In making his case for amending the Second Amendment, Stevens referenced two cases in which the Supreme Court curtailed restrictions against gun ownership imposed by Washington, D.C., and Chicago. In the case of McDonald v. Chicago, the court ruled in 2010 that states and local jurisdictions could not curtail gun ownership based on the due process clause of the 14th Amendment, which I’ve mentioned previously essentially serves as a “second Bill of Rights” by limiting states in similar ways to the ways the Bill of Rights imposes limits on the national government.

The McDonald decision “exacted a heavy toll,” Stevens wrote “in terms of state sovereignty… Even apart from the States’ long history of firearms regulation and its location at the core of their police powers, this is a quintessential area in which federalism ought to be allowed to flourish without this Court’s meddling.

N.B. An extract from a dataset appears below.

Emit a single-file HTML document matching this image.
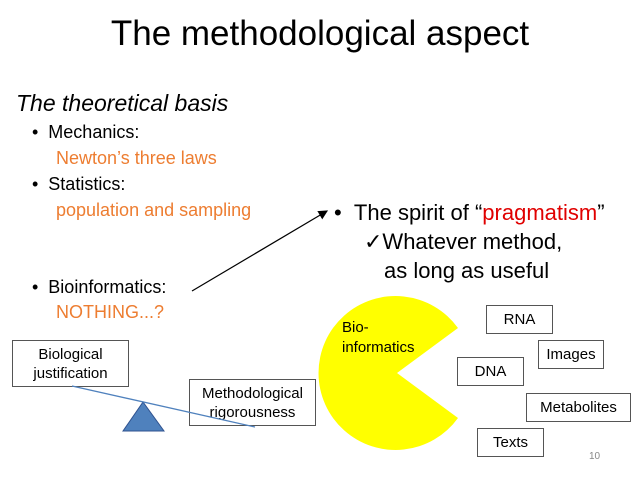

Whether or not we can assert a plausible constitutional basis for intervening, there are powerful reasons why we should not do so.”

Stevens raised an interesting concept with this line of argument, suggesting that even though the court may be constitutionally correct in issuing a ruling, it may not necessarily be the right thing to do. It’s a notion that has been in place for thousands of years, including a biblical passage in 1 Corinthians 6:12 that reads as “All things are lawful unto me, but all things are not expedient,” in the King James Bible. Even allowing for the separation of church and state, a separation I firmly believe should be in place, the passage is an important piece of wisdom that the court should take heed of.

Stevens also made a case for adding the death penalty to the Eighth Amendment’s prohibitions against cruel and unusual punishment. In addition, he argued for an amendment that would repeal Citizens United by adding “reasonable” limits to campaign donations, deny sovereign immunity to states, state officials or state agencies. He also proposed specific prohibitions against political gerrymandering by requiring states to use “neutral” criteria such as “natural, political, or historical boundaries or demographic changes” if changing voting districts. Finally, Stevens also suggests an amendment to the so-called supremacy clause in Article VI This Constitution, specifically including “other public officials” as being bound to federal law.

It’s evident from the passages that have been reported that Stevens remains a sharp observer of the court’s impact on American life. Regardless of whether you agree with his opinions, Stevens has earned the respect he received for examining the facts of each case and carefully considering them before rendering those opinions.